If that is the case, I have to point out one or two things to the Secretary of State. The people who are to have their pension funds put at risk, and the existing pensioners who are wholly reliant on the arrangements into which they have entered, are not suddenly seeking to dissolve the arrangements in their superannuation fund. They are being told that the arrangements into which they have entered over the years are at risk and they have not been consulted. This has happened because the Secretary of State, in a great blaze of light, wants to throw us all back to the Victorian ages and recreate the horse bus system.

What kind of responsible Government is that? What kind of commitment to ordinary working men and women does that show? Where are the Government who care so much for the individual? If an individual earns more than £40,000 a year, the Government care for him, but if he is working in the bus industry and has made the grave mistake of trusting those with whom he has been in a contract for all his working life, the Government's answer is, "Hard luck." That is the answer of a Government who are uninterested in carrying out their responsibilities to the people working in the bus industry.
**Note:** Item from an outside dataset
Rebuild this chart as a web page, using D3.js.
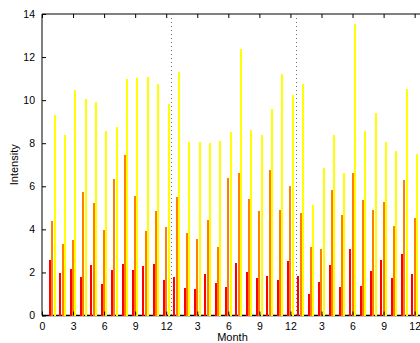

In the Committee on the Transport Act 1982, the hon. Member for Wallasey (Mrs. Chalker), the Minister of State, Department of Transport, claimed that staff pensions would not be worsened by that Act, and that it would be wrong if they were. True, pensions were not worsened by that Act — it took the Government two more years to come up with a brilliant bit of planning to destroy the base on which pension schemes had been worked out.

The Minister's pledge that it would be wrong to worsen the conditions of anybody in the staff pension funds is being broken with utter cynicism. Saving money is the basis of this Bill and saving money at the expense of the pensioners and people working in the bus industry is about the lowest way of taking advantage of those least able to fight for themselves.

There is no evidence that the Government intend to carry out their responsibilities. Are we to assume that the argument between the Treasury and the Secretary of State is so important that he regards the sale of the NBC's assets as taking precedence over everything else? It does not matter if, in so doing, he damages the interests of the people working in the industry or the interests of the passengers, or if he destroys the transport industry that has grown up over many years. All that matters to him is flogging off anything that is not actually nailed down to anybody who wants to take whatever assets he wants that used to belong to the state through the NBC.

Let us be clear what is happening to pensioners. They will be told that at the moment of transfer they need have no worries and their pension rights will be the same with the incoming company. That is nonsense, because the companies that will come into being will be much smaller and less viable and will have far fewer assets, by definition. The only people who will benefit from these changes are those who will be able to ignore all the commitments that were entered into by the NBC and the PTEs with their employees. It is a disgrace. It is one of the nastiest, most unacceptable and most rotten parts of the Bill.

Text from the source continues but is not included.